§ **TASK TO CARRY OUT**
For the listing that follows, give again exactly the lines from the one with "Write a Python" to the one with "W, H = 358 - OFF, 419 - OFF", including both.

§ **RECORD EXCERPTS**
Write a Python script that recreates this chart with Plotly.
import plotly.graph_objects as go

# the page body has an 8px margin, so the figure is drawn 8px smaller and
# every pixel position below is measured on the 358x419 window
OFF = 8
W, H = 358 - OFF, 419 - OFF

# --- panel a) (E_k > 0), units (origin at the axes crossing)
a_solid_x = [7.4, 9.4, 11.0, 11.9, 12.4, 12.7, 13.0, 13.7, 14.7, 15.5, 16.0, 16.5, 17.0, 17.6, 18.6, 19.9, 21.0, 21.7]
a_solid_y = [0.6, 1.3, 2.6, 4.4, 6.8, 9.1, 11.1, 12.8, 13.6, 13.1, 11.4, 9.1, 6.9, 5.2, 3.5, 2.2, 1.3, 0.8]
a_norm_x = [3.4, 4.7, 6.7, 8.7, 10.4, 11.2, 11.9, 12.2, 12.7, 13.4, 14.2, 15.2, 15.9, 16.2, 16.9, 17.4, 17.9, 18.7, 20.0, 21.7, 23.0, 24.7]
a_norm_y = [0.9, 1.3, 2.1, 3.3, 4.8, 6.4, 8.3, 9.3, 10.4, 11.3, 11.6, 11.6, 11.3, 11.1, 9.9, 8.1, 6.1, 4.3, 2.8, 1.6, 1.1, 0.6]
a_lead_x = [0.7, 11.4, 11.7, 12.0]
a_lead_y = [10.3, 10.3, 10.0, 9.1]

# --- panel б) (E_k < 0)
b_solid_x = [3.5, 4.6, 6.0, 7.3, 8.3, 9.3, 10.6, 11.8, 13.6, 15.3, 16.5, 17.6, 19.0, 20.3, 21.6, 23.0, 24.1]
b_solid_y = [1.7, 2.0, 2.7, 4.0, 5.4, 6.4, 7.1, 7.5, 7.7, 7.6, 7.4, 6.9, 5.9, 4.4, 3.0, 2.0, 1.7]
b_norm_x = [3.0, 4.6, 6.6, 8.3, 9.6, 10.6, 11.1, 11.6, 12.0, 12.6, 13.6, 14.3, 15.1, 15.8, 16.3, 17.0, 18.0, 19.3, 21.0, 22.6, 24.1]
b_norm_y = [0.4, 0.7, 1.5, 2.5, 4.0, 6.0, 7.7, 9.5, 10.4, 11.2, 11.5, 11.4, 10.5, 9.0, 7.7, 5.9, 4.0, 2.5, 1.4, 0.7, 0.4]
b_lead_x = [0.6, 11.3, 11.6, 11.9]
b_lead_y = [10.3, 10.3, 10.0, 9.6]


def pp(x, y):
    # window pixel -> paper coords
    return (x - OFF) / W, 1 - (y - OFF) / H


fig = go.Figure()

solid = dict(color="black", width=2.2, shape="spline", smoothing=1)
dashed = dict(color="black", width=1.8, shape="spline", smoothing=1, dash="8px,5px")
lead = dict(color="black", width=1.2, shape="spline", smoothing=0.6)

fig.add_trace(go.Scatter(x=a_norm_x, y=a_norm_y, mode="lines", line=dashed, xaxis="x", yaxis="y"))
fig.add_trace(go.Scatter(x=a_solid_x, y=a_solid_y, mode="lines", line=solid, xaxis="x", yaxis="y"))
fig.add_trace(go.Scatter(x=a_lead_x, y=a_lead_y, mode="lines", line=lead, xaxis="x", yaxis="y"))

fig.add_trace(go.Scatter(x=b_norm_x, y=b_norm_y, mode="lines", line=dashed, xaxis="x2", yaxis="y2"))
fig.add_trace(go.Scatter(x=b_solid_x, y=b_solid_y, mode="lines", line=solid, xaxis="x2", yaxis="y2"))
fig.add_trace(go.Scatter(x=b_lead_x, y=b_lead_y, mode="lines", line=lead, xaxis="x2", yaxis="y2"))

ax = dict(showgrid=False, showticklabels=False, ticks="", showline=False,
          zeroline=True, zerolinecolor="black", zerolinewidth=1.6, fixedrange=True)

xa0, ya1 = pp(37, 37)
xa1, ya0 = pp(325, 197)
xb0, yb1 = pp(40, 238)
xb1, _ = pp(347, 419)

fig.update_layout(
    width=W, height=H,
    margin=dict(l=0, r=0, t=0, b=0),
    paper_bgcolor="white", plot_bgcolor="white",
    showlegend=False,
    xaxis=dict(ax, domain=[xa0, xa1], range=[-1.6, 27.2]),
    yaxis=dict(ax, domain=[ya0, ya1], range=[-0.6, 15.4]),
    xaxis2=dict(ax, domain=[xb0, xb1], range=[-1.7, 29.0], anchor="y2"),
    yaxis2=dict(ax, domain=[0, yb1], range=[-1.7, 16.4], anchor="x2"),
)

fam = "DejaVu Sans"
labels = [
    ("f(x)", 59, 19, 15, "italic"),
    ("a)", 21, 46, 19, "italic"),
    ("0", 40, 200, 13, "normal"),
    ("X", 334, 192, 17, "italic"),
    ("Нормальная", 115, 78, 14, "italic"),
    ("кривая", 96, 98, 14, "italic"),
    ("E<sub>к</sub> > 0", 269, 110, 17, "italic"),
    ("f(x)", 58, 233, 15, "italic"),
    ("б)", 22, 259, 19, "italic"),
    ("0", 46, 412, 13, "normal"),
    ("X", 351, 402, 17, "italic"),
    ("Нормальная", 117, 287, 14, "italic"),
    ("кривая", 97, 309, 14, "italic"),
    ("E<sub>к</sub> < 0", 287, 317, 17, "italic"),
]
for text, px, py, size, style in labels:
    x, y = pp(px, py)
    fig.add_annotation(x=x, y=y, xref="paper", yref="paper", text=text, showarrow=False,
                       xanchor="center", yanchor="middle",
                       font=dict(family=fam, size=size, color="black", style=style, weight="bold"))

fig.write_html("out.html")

...

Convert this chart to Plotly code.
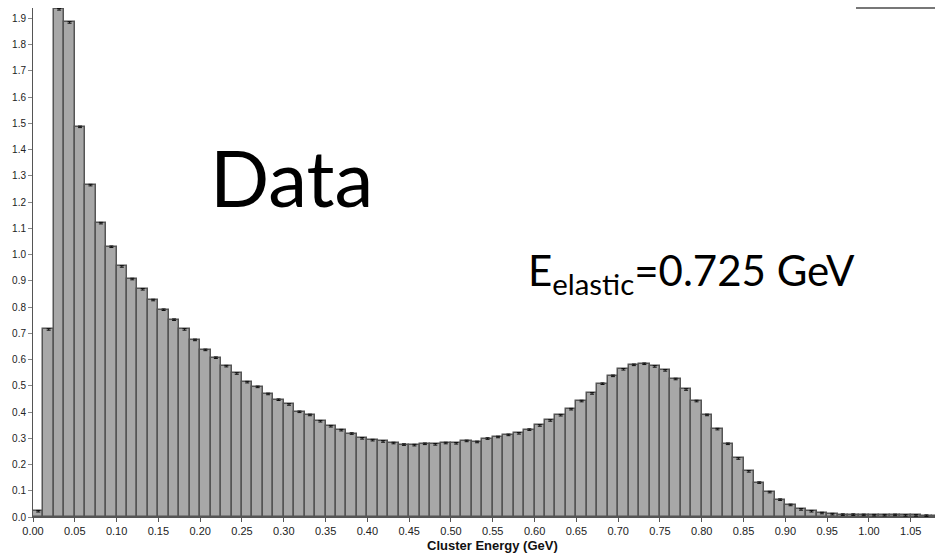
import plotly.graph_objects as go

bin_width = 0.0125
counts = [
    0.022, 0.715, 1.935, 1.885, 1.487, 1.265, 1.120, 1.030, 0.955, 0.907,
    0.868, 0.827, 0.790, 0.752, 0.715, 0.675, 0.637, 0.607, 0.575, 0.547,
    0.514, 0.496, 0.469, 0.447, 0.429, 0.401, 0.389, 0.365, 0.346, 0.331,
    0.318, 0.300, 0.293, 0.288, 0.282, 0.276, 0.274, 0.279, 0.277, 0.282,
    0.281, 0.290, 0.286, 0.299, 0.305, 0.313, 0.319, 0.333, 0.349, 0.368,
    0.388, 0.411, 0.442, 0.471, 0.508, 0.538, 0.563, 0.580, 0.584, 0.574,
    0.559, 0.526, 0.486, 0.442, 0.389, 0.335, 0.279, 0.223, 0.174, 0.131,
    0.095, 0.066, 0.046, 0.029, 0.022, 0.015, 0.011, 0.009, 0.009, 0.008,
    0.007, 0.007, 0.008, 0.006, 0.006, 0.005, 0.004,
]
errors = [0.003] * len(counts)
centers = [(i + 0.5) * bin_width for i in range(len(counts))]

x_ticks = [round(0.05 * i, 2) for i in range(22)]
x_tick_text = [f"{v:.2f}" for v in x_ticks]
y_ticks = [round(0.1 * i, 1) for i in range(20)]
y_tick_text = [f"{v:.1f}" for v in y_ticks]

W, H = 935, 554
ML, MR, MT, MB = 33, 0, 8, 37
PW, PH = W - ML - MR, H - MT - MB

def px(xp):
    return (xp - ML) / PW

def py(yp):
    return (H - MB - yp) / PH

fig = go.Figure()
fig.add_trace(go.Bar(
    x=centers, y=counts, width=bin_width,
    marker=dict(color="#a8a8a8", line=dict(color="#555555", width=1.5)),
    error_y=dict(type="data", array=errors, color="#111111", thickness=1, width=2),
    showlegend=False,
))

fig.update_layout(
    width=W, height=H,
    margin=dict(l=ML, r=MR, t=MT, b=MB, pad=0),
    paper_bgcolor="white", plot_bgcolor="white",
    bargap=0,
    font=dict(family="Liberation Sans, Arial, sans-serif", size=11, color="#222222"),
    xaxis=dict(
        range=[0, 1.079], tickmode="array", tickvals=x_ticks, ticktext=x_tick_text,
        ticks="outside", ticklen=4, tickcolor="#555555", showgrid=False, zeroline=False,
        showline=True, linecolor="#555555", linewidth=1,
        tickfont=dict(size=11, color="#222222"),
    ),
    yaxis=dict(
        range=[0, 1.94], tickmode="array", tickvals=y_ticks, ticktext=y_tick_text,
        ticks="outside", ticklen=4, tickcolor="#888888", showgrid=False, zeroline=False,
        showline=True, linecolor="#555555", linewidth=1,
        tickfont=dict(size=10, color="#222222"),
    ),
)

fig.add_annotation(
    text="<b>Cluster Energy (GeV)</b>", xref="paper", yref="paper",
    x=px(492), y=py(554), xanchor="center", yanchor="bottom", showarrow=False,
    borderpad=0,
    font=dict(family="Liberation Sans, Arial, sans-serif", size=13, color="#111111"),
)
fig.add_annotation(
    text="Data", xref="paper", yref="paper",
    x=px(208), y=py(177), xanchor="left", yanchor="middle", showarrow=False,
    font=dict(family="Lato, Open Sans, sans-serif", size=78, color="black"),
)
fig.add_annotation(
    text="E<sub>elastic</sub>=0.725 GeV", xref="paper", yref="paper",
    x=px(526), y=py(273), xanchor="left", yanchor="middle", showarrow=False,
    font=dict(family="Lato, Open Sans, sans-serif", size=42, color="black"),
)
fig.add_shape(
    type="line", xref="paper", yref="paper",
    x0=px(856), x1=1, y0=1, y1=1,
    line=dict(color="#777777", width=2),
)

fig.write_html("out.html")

---

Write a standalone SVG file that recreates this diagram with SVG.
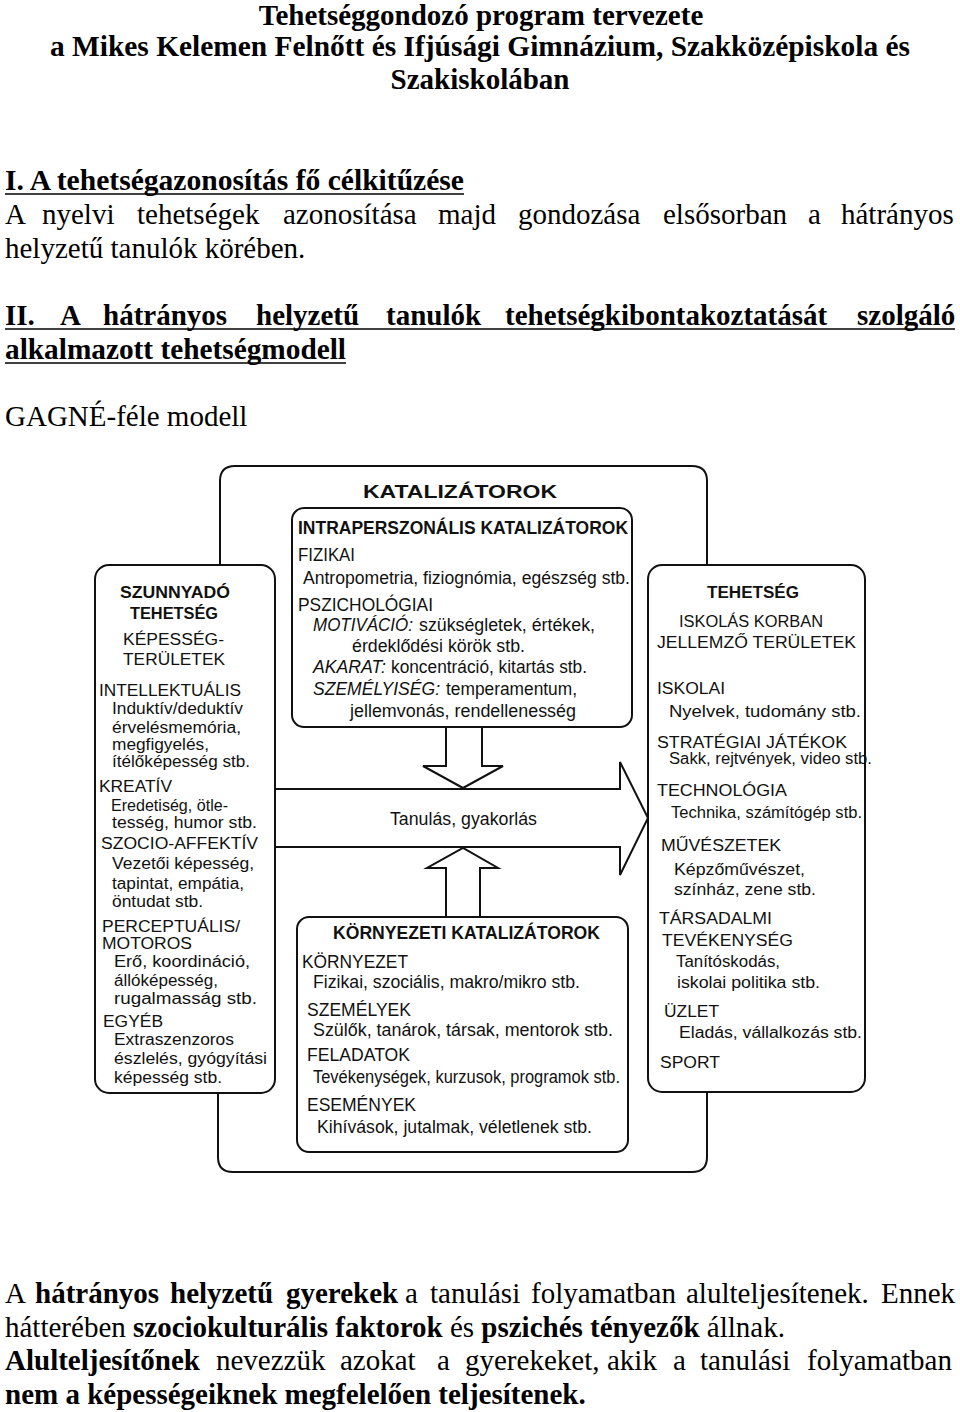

§ **TASK ANSWER**
Write a Python script that recreates this chart with Plotly.
import plotly.graph_objects as go

# the page body has an 8px margin, so the figure is drawn 8px smaller and
# every pixel position below is measured on the 358x419 window
OFF = 8
W, H = 358 - OFF, 419 - OFF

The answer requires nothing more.